Established in Gitlow v. New York, which allows restriction freedom of speech if it poses illegal activity such as anarchy.
Dennis v. US (1951)
Established the clear and probable danger test, which established that advocates of the Communist Party and conspiring to overthrow the government are protected by the First Amendment.
Brandenburg v. Ohio (1969)
Established the imminent lawless action test, which defines the limits of freedom of speech, such as inciting violence.
Symbolic Speech
is nonverbal “speech” in the form of an action such as picketing, flag burning, or wearing an armband to signify a protest. The first amendment protects them because they do not threaten lawless action.
Commercial Speech
Advertising statements have limited protection under the First Amendment.

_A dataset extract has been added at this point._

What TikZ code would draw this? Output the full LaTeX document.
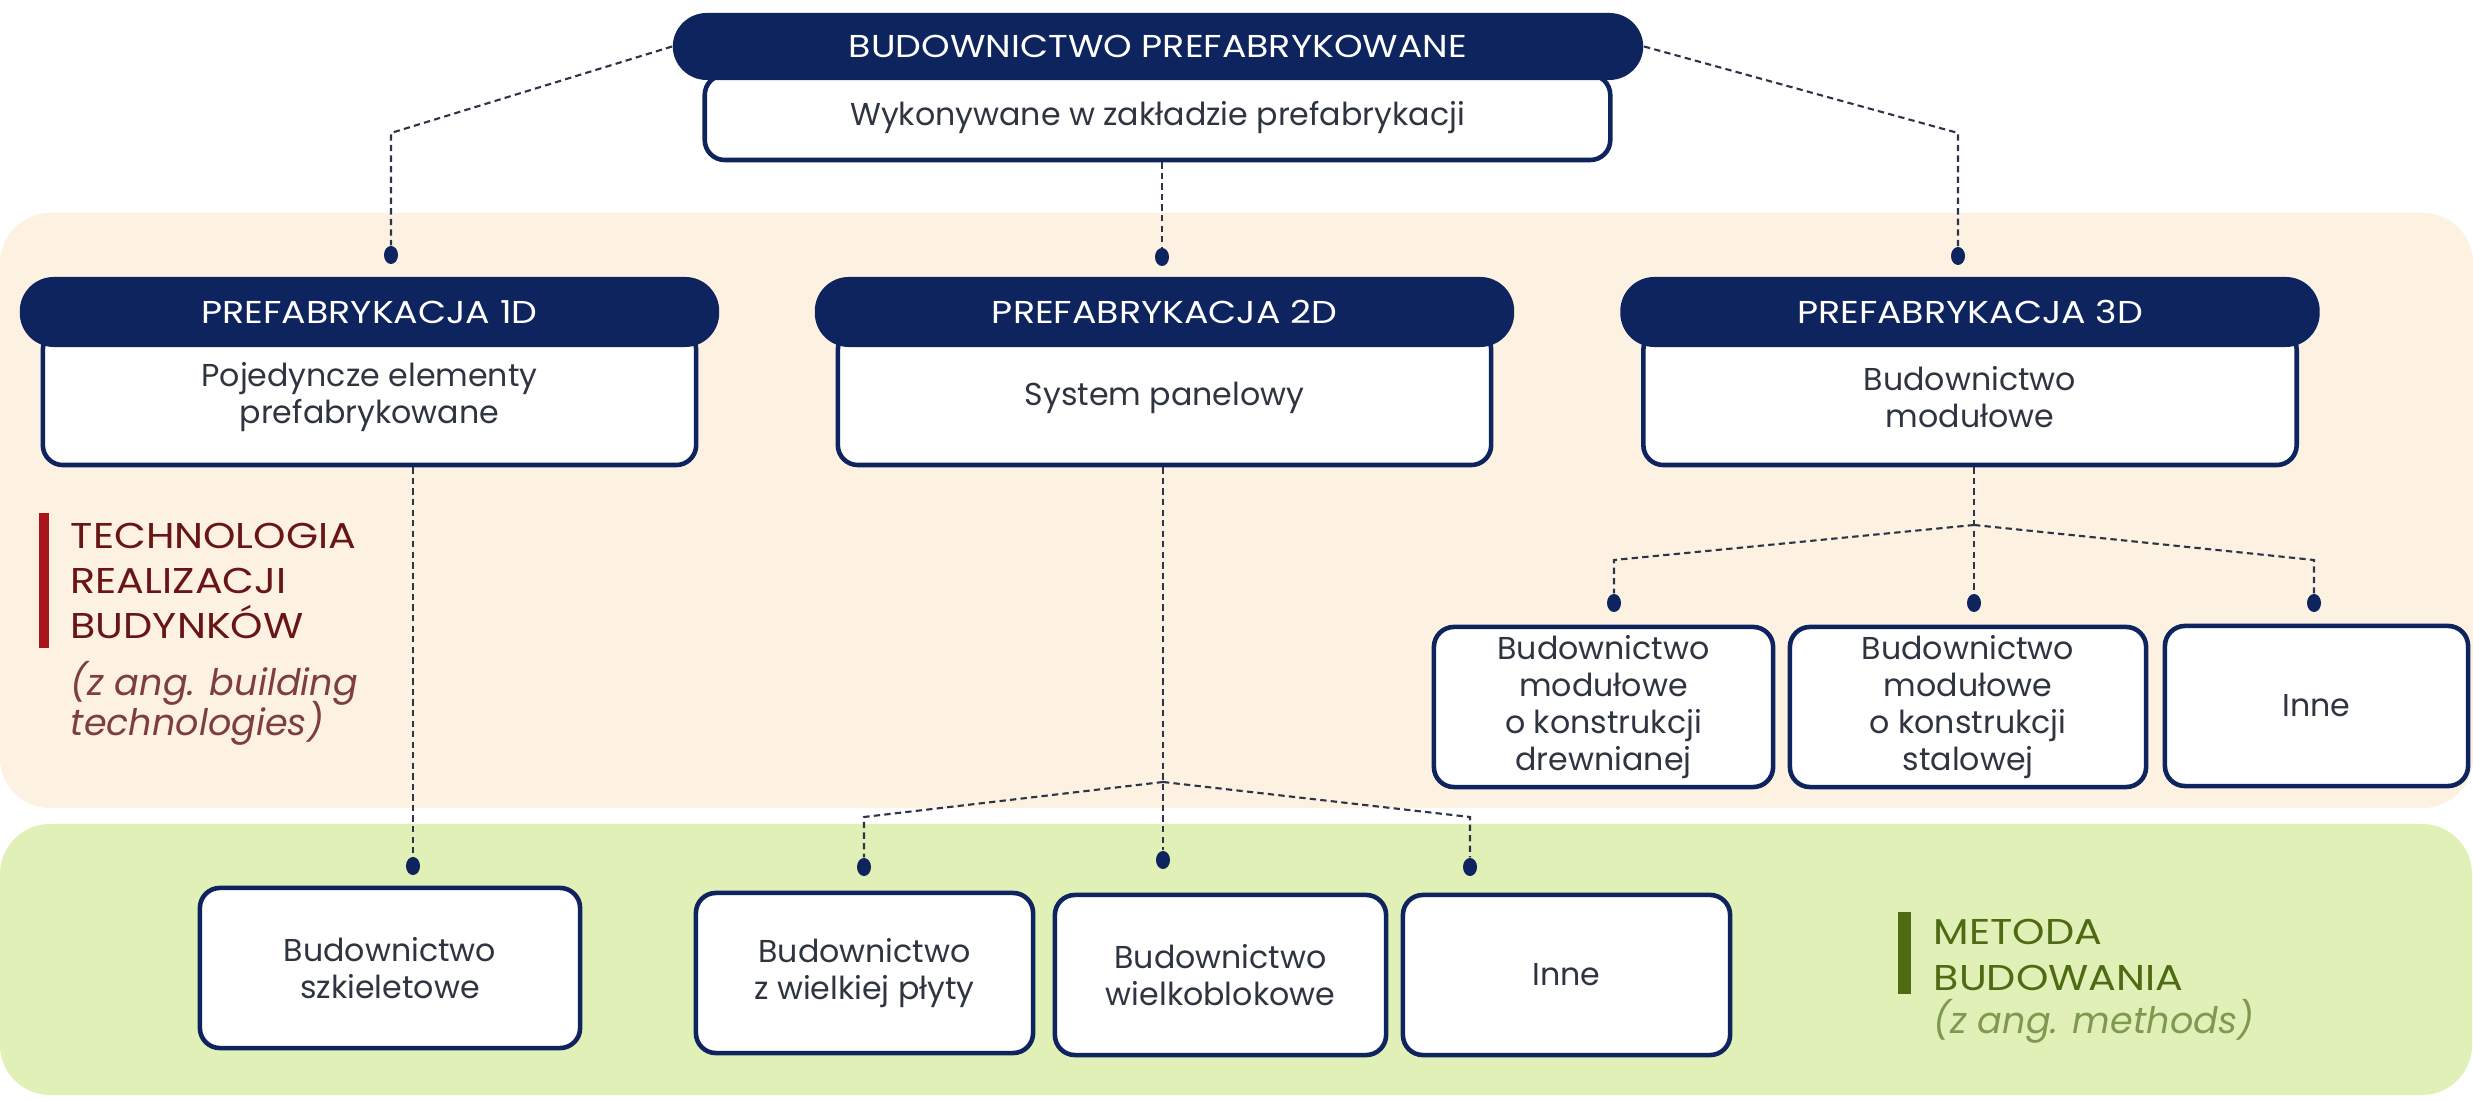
\documentclass[tikz,border=0pt]{standalone}
\usepackage{fontspec}
\setmainfont{Poppins}
\newfontfamily\capsfont[FakeStretch=1.15]{Poppins}
\usetikzlibrary{shapes.geometric}

\definecolor{navy}{HTML}{0E245E}
\definecolor{tanbg}{HTML}{FDF2E2}
\definecolor{greenbg}{HTML}{E1F0B7}
\definecolor{boxtext}{HTML}{2F3540}
\definecolor{linkgray}{HTML}{2C3548}
\definecolor{techred}{HTML}{A8161C}
\definecolor{techtext}{HTML}{6A1515}
\definecolor{techsub}{HTML}{7E3E3E}
\definecolor{metgreen}{HTML}{4E6B14}
\definecolor{metsub}{HTML}{7F9A50}

\tikzset{
  headbox/.style={fill=navy, text=white, rounded corners=3.4mm, minimum height=7mm, minimum width=69.9mm, inner sep=0pt, font=\capsfont\fontsize{9}{11}\selectfont},
  bodybox/.style={draw=navy, line width=1.3pt, fill=white, rounded corners=2mm, text=boxtext, align=center, inner sep=0pt, font=\fontsize{9}{10.5}\selectfont},
  leafbox/.style={bodybox, minimum height=16mm},
  dotmark/.style={ellipse, fill=navy, inner sep=0pt, minimum width=1.4mm, minimum height=1.8mm},
  linkline/.style={draw=linkgray, line width=0.6pt, dash pattern=on 1.8pt off 1.2pt},
  sidelbl/.style={anchor=north west, align=left, inner sep=0pt, font=\capsfont\fontsize{10.2}{12.8}\selectfont},
  sidesub/.style={anchor=north west, align=left, inner sep=0pt, font=\fontsize{10.4}{10.8}\selectfont\itshape}
}

\begin{document}
\begin{tikzpicture}[x=0.01cm,y=-0.01cm]
\useasboundingbox (0,0) rectangle (2473,1101);
\fill[white] (0,0) rectangle (2473,1101);
\fill[tanbg, rounded corners=5mm] (0,213) rectangle (2473,808);
\fill[greenbg, rounded corners=5mm] (0,824) rectangle (2472,1095);

\fill[techred] (39,513) rectangle (49,648);
\node[sidelbl, text=techtext] (techlbl) at (70,522) {TECHNOLOGIA\\REALIZACJI\\BUDYNKÓW};
\node[sidesub, text=techsub] (techsub) at ([yshift=-2.2mm]techlbl.south west) {(z ang. building\\[-0.8mm]technologies)};
\fill[metgreen] (1898,912) rectangle (1911,994);
\node[sidelbl, text=metgreen] (metlbl) at (1933,919) {METODA\\BUDOWANIA};
\node[sidesub, text=metsub] (metsub) at ([yshift=-0.8mm]metlbl.south west) {(z ang. methods)};

\node[bodybox, minimum width=90.5mm, minimum height=8.5mm] (topbody) at (1157.5,117.5) {Wykonywane w zakładzie prefabrykacji};
\node[headbox, minimum width=97mm, minimum height=6.7mm] (top) at (1158,46.5) {BUDOWNICTWO PREFABRYKOWANE};

\node[bodybox, minimum width=65.3mm, minimum height=13.5mm] (body1) at (369.5,397.5) {Pojedyncze elementy\\prefabrykowane};
\node[headbox] (head1) at (369.5,312) {PREFABRYKACJA 1D};
\node[bodybox, minimum width=65.3mm, minimum height=13.5mm] (body2) at (1164.5,397.5) {System panelowy};
\node[headbox] (head2) at (1164.5,312) {PREFABRYKACJA 2D};
\node[bodybox, minimum width=65.3mm, minimum height=13.5mm] (body3) at (1970,397.5) {Budownictwo\\modułowe};
\node[headbox] (head3) at (1970,312) {PREFABRYKACJA 3D};

\node[dotmark] (d1) at (391,255) {};
\node[dotmark] (d2) at (1162,257) {};
\node[dotmark] (d3) at (1958,256) {};
\coordinate (t1) at (391,133);
\coordinate (t3) at (1958,133);
\draw[linkline] (top.west) -- (t1) -- (d1);
\draw[linkline] (top.east) -- (t3) -- (d3);
\draw[linkline] (topbody.south -| d2) -- (d2);

\node[leafbox, minimum width=33.9mm] (mod1) at (1603.5,707) {Budownictwo\\modułowe\\o konstrukcji\\drewnianej};
\node[leafbox, minimum width=35.6mm] (mod2) at (1968,707) {Budownictwo\\modułowe\\o konstrukcji\\stalowej};
\node[leafbox, minimum width=30.3mm] (mod3) at (2316.5,706) {Inne};
\node[dotmark] (e1) at (1614,603) {};
\node[dotmark] (e2) at (1974,603) {};
\node[dotmark] (e3) at (2314,603) {};
\coordinate (k3) at (1974,525);
\coordinate (c3l) at (1614,560);
\coordinate (c3r) at (2314,560);
\draw[linkline] (body3.south -| k3) -- (k3) -- (e2);
\draw[linkline] (k3) -- (c3l) -- (e1);
\draw[linkline] (k3) -- (c3r) -- (e3);

\node[leafbox, minimum width=33.7mm] (pan1) at (864.5,973) {Budownictwo\\z wielkiej płyty};
\node[leafbox, minimum width=33.1mm] (pan2) at (1220.5,975) {Budownictwo\\wielkoblokowe};
\node[leafbox, minimum width=32.7mm] (pan3) at (1566.5,975) {Inne};
\node[dotmark] (f1) at (864,867) {};
\node[dotmark] (f2) at (1163,860) {};
\node[dotmark] (f3) at (1470,867) {};
\coordinate (k2) at (1163,782);
\coordinate (c2l) at (864,817);
\coordinate (c2r) at (1470,817);
\draw[linkline] (body2.south -| k2) -- (k2) -- (f2);
\draw[linkline] (k2) -- (c2l) -- (f1);
\draw[linkline] (k2) -- (c2r) -- (f3);

\node[leafbox, minimum width=38mm] (skel) at (390,968) {Budownictwo\\szkieletowe};
\node[dotmark] (g1) at (413,866) {};
\draw[linkline] (body1.south -| g1) -- (g1);
\end{tikzpicture}
\end{document}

Hustler Magazine v. Falwell
Parodies are protected under the first Amendment in favor of Hustler Magazine, because the parody is subjective and no one would have accepted it as fact. Public figures cannot sue against parodies too.
Obscenity
Indecent or offence speech or expression, is not protected under the First Amendment.
Chaplinsky v. New Hampshire (1942)
Established that fighting words, speech that inflicts or results in public disorder and the conviction against it does not violate first amendment rights.
Fighting words not protected by the first
SDSU Free Expression Policy
Modified in 2010, for free expression purposes.
The Occupy Movement
Began in 9/17/2011, when 1000 marchers expressed their right of assembly down Wall Street and spoke out against economic inequalities and the corrupting influence of unregulated financial actors in politics. Many violations of civil liberties were conducted throughout many cities in this movement.
Prior Restraint
Means censorship - the attempt to block the publication of material that is considered to be harmful.
See Near v. Minnesota too
Establishment Clause
Congress shall make no law respecting an establishment of religion,
Free Exercise Clause
Congress shall make no law prohibiting the free exercise of any religion
U.S. v. O’Brien (1968)
O’Brien burning draft cards was not protected under the First Amendment because it was symbolic speech because it violated federal law.